- Post date:
- Thursday, 17 August 2017
The world’s first 3D printing pen is helping blind and partially sighted people of all ages to express themselves. Kelley Toy from 3Doodler, the manufacturer, tells us more.
Beginning with the launch of the first 3Doodler in 2013, members of our community reached out to us to explore opportunities for using the 3D printing pen to overcome a variety of learning obstacles. We spoke with community centres, teachers of children with special education needs and physical rehabilitation specialists – all who thought it could be used to make a real difference to people's lives. As our company has grown, so has our ability to focus on these needs, with our first challenge being to adapt the original version for blind and partially sighted people.
Daniel Cowen, 3Doodler President, explains: “The original thinking with the first version of the 3Doodler was that it could be used by teachers of blind and partially sighted students to make tactile learning aids. This could include raised line graphing, maps and directions, shapes or objects a student could feel – quick braille markings, feeling handwriting, and more.”
However, there was one significant shortfall – up until that point most of the discussions had been with teachers for children and young people with vision impairment and had been focused on educators using the pen to make tactile learning aids for their students.
The real goal was to create a pen that blind and partially sighted people could use themselves – placing the joy and accomplishment of creativity and learning directly into their hands.
Three years later, the launch of the 3Doodler Start
provided the pathway to make this possible. With no hot parts and a plastic cool enough to touch, we finally had a 3D printing pen that was safe for all users. Shortly after launch, our team began the process of understanding what changes would be needed to create a meaningful experience for blind and partially sighted users.
With a proactive approach to new tech and how it could be applied to help visually impaired people, RNIB seemed a natural fit for collaboration, and would ensure rigorous testing and feedback so that the product could be adapted and enhanced in a meaningful way.

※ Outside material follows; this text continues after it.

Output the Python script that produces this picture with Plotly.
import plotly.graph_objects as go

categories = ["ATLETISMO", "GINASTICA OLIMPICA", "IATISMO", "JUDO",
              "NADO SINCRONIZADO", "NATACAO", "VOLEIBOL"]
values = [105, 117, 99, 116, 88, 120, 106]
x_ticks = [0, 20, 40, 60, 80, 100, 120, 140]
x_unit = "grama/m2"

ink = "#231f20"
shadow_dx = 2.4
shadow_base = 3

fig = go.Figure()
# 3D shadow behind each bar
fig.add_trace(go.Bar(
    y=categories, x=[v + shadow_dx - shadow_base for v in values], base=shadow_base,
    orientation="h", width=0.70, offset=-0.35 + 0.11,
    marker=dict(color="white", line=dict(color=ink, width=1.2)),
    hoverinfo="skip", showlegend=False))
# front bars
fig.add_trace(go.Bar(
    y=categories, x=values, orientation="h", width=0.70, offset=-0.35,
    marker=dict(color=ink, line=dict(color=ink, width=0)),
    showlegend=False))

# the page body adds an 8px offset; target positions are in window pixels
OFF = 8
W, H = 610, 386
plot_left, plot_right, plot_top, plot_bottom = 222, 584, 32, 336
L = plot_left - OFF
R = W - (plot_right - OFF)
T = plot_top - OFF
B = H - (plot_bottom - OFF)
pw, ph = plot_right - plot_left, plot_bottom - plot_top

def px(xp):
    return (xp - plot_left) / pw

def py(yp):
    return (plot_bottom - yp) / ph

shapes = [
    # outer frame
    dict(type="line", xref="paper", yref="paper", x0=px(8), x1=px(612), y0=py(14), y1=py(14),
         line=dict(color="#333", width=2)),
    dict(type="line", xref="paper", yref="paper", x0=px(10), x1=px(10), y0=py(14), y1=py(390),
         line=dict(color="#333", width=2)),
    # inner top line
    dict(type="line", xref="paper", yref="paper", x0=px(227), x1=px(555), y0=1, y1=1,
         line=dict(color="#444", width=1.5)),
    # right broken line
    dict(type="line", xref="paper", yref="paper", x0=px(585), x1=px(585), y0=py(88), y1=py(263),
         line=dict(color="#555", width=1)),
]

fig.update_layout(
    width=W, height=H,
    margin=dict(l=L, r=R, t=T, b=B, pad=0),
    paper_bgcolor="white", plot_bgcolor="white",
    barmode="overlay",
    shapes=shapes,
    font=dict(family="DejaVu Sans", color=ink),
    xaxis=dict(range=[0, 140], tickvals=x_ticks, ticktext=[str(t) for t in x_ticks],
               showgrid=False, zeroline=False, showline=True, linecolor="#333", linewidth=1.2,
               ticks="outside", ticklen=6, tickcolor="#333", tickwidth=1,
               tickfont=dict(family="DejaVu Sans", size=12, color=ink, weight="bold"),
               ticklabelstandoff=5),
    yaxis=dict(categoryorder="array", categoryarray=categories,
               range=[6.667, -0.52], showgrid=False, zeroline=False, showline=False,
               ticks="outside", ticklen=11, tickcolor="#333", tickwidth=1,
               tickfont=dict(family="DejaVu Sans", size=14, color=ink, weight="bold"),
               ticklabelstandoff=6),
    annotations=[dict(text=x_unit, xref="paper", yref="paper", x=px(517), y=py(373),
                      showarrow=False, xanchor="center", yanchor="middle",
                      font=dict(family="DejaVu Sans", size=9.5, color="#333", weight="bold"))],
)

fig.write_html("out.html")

Conversations with RNIB provided us with useful preliminary advice – such as incorporating tactile markings on the pen instead of braille and the importance of audio instructions for blind users. It will also have full instructions in braille soon.

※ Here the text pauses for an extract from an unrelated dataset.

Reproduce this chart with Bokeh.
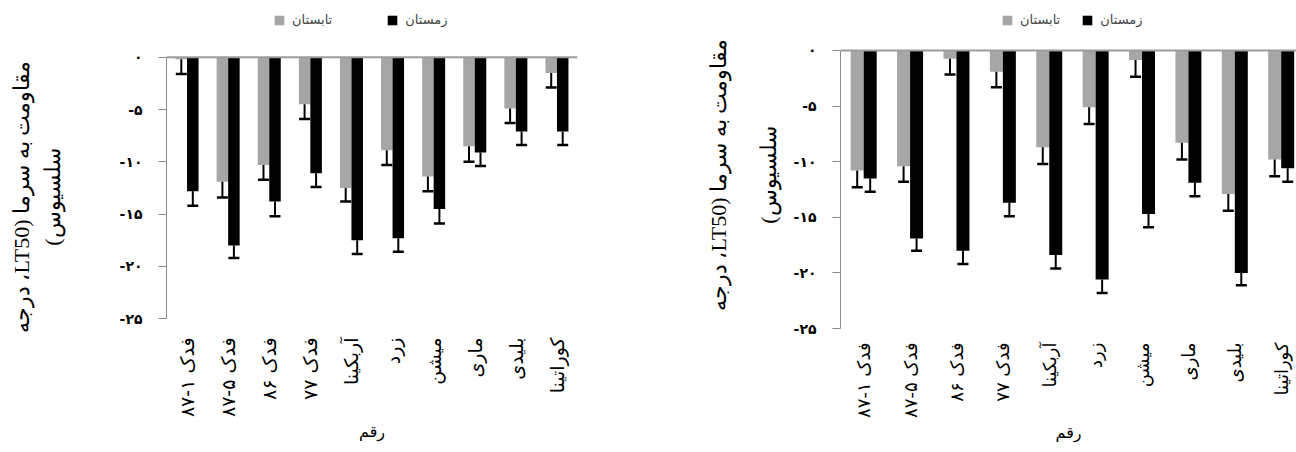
import math
from bokeh.plotting import figure
from bokeh.layouts import row
from bokeh.models import (ColumnDataSource, FixedTicker, Span, Whisker, TeeHead,
                          Legend, LegendItem, Range1d)
from bokeh.transform import dodge
from bokeh.embed import file_html
from bokeh.resources import INLINE

# ---------------- data ----------------
cultivars = ["فدک ۱-۸۷", "فدک ۵-۸۷", "فدک ۸۶", "فدک ۷۷", "آربکینا",
             "زرد", "میشن", "ماری", "بلیدی", "کوراتینا"]
season_names = ["تابستان", "زمستان"]
y_ticks = [0, -5, -10, -15, -20, -25]
y_tick_labels = ["۰", "-۵", "-۱۰", "-۱۵", "-۲۰", "-۲۵"]
y_title = "مقاومت به سرما (LT50، درجه\nسلسیوس)"
x_title = "رقم"

# left chart
left_summer = [-0.2, -11.9, -10.3, -4.5, -12.5, -8.9, -11.4, -8.5, -4.9, -1.5]
left_summer_err = [1.4, 1.5, 1.4, 1.4, 1.3, 1.4, 1.4, 1.5, 1.4, 1.4]
left_winter = [-12.8, -18.0, -13.8, -11.1, -17.5, -17.3, -14.5, -9.1, -7.1, -7.1]
left_winter_err = [1.4, 1.2, 1.4, 1.3, 1.3, 1.3, 1.4, 1.3, 1.3, 1.3]

# right chart
right_summer = [-10.8, -10.4, -0.75, -1.9, -8.7, -5.1, -0.85, -8.3, -12.9, -9.8]
right_summer_err = [1.5, 1.4, 1.4, 1.4, 1.5, 1.5, 1.5, 1.5, 1.5, 1.5]
right_winter = [-11.5, -16.9, -18.0, -13.7, -18.4, -20.6, -14.7, -11.9, -20.0, -10.6]
right_winter_err = [1.2, 1.1, 1.2, 1.2, 1.2, 1.2, 1.2, 1.2, 1.1, 1.2]

SUMMER_COLOR = "#a6a6a6"
WINTER_COLOR = "#000000"
AXIS_COLOR = "#8a8a8a"
RLE, PDF = "\u202b", "\u202c"
EM, EN = "\u2003", "\u2002"
AR_FONT = "DejaVu Sans"
TITLE_FONT = "Liberation Serif"


def make_panel(summer, s_err, winter, w_err, width, height, bl, br, bt, bb,
               x_end, y_lo, y_top, legend_loc, legend_spacing, title_standoff,
               title_lh, title_pad, xlabel_size, xlabel_standoff, xtitle_standoff):
    n = len(cultivars)
    pos = list(range(1, n + 1))
    src = ColumnDataSource(dict(
        x=pos, s=summer, w=winter,
        s_low=[v - e for v, e in zip(summer, s_err)],
        w_low=[v - e for v, e in zip(winter, w_err)],
    ))
    p = figure(width=width, height=height, x_range=Range1d(0.5, x_end),
               y_range=Range1d(y_lo, y_top), output_backend="svg",
               toolbar_location=None, min_border_left=bl, min_border_right=br,
               min_border_top=bt, min_border_bottom=bb)
    p.outline_line_color = None
    p.grid.visible = False
    bw = 0.28
    rs = p.vbar(x=dodge("x", -bw / 2, range=p.x_range), top=0, bottom="s",
                width=bw, source=src, fill_color=SUMMER_COLOR, line_color=None)
    rw = p.vbar(x=dodge("x", bw / 2, range=p.x_range), top=0, bottom="w",
                width=bw, source=src, fill_color=WINTER_COLOR, line_color=None)
    for off, up, lo in ((-bw / 2, "s", "s_low"), (bw / 2, "w", "w_low")):
        wk = Whisker(base=dodge("x", off, range=p.x_range), upper=up, lower=lo,
                     source=src, dimension="height", line_color="black",
                     line_width=2, upper_head=None,
                     lower_head=TeeHead(size=11, line_width=2.5, line_color="black"),
                     level="overlay")
        p.add_layout(wk)
    p.add_layout(Span(location=0, dimension="width", line_color="#9c9c9c",
                      line_width=2))

    # y axis
    ya = p.yaxis[0]
    ya.ticker = FixedTicker(ticks=y_ticks)
    ya.bounds = (y_ticks[-1], y_ticks[0])
    ya.major_label_overrides = {t: l for t, l in zip(y_ticks, y_tick_labels)}
    ya.minor_tick_line_color = None
    ya.axis_line_color = AXIS_COLOR
    ya.major_tick_line_color = AXIS_COLOR
    ya.major_tick_out = 8
    ya.major_tick_in = 0
    ya.major_label_standoff = 16
    ya.major_label_text_font = AR_FONT
    ya.major_label_text_font_size = "14px"
    ya.major_label_text_font_style = "bold"
    ya.major_label_text_color = "black"
    # leading spaces push the centred title down towards the centre of the bars' area
    ya.axis_label = "\n".join(RLE + title_pad + s + PDF for s in y_title.split("\n"))
    ya.axis_label_text_font = TITLE_FONT
    ya.axis_label_text_font_size = "22px"
    ya.axis_label_text_font_style = "normal"
    ya.axis_label_text_color = "black"
    ya.axis_label_text_line_height = title_lh
    ya.axis_label_standoff = title_standoff

    # x axis
    xa = p.xaxis[0]
    xa.ticker = FixedTicker(ticks=pos)
    xa.major_label_overrides = {i: c for i, c in zip(pos, cultivars)}
    xa.major_label_orientation = math.pi / 2
    xa.axis_line_color = None
    xa.major_tick_line_color = None
    xa.minor_tick_line_color = None
    xa.major_label_standoff = xlabel_standoff
    xa.major_label_text_font = AR_FONT
    xa.major_label_text_font_size = xlabel_size
    xa.major_label_text_color = "black"
    xa.axis_label = x_title
    xa.axis_label_text_font = AR_FONT
    xa.axis_label_text_font_size = "16px"
    xa.axis_label_text_font_style = "normal"
    xa.axis_label_text_color = "black"
    xa.axis_label_standoff = xtitle_standoff

    legend = Legend(items=[LegendItem(label=season_names[0], renderers=[rs]),
                           LegendItem(label=season_names[1], renderers=[rw])],
                    orientation="horizontal", location=legend_loc,
                    padding=0, margin=0, border_line_color=None,
                    background_fill_alpha=0, glyph_width=12, glyph_height=12,
                    label_height=12, label_standoff=7, spacing=legend_spacing,
                    label_text_font=AR_FONT, label_text_font_size="13px")
    p.add_layout(legend)
    return p


# both frames span 10 px .. 328 px (a row shares its plots' borders);
# left: 0 at 56.7 px, -25 at 318.3 px; right: 0 at 50 px, -25 at 328 px
left = make_panel(left_summer, left_summer_err, left_winter, left_winter_err,
                  width=640, height=452, bl=166, br=63, bt=10, bb=124,
                  x_end=10.5, y_lo=-25.927, y_top=4.463,
                  legend_loc=(107, 301), legend_spacing=54,
                  title_standoff=52, title_lh=1.22, title_pad=EM * 2 + EN,
                  xlabel_size="19px", xlabel_standoff=3, xtitle_standoff=2)
right = make_panel(right_summer, right_summer_err, right_winter, right_winter_err,
                   width=656, height=452, bl=200, br=0, bt=10, bb=124,
                   x_end=10.33, y_lo=-25.0, y_top=3.597,
                   legend_loc=(161, 301), legend_spacing=21,
                   title_standoff=10, title_lh=2.0, title_pad=EN,
                   xlabel_size="18px", xlabel_standoff=8, xtitle_standoff=2)

layout = row(left, right)
open("out.html", "w").write(file_html(layout, INLINE))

And now, after a year of feedback and testing – which included individuals, as well as two schools for children with vision impairment – the 3Doodler Start has been given the official RNIB product endorsement, a quality assurance mark for products identified as easy-to-use for those who are blind or partially sighted.

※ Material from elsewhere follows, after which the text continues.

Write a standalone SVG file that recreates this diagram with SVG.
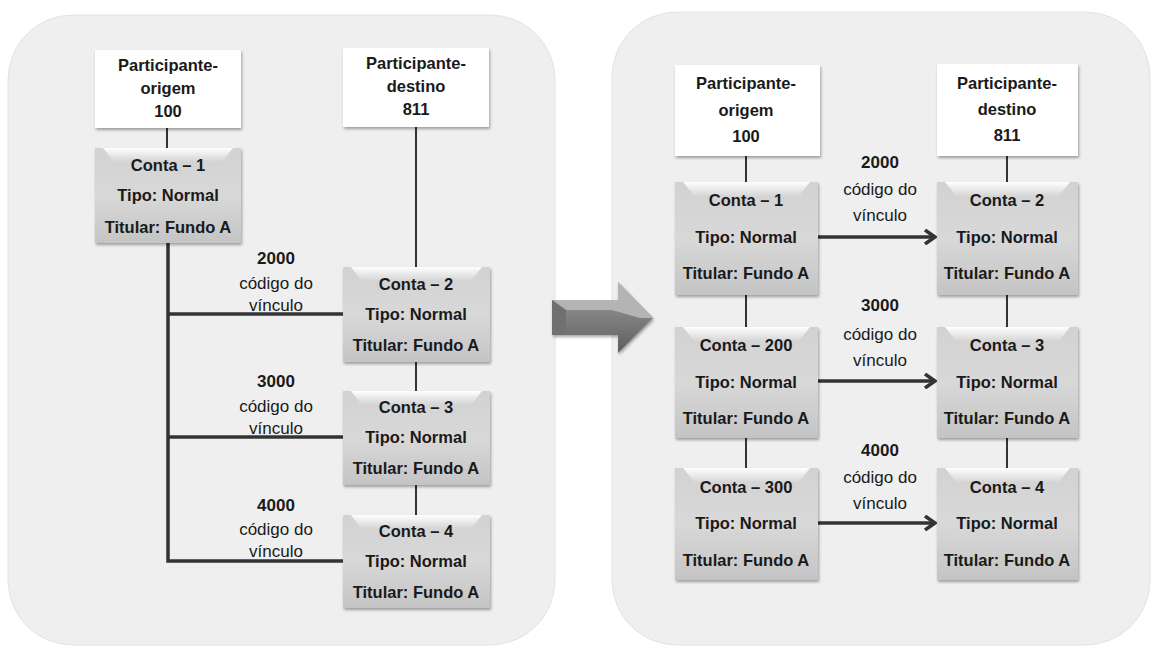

And opening new avenues for blind and partially sighted people to express creativity isn’t just about innovation, it has a direct personal impact on people’s lives.
Steve is blind and a father of a sighted son. He says: “Being able to draw, and being able to feel what you’ve drawn, or being able to create a product using this kind of manual 3D printing method is really new and innovative. I spent an hour with my son yesterday and we were able to enjoy the 3Doodler together.”
Everyone at 3Doodler is immensely proud of the work done with RNIB, as well as the impact these product changes will have on the creative lives of our users. We want to thank everyone who has been involved in this project to date, and underscore our commitment to creating a world where every person, regardless of ability, can have access to the tools they need to create and learn.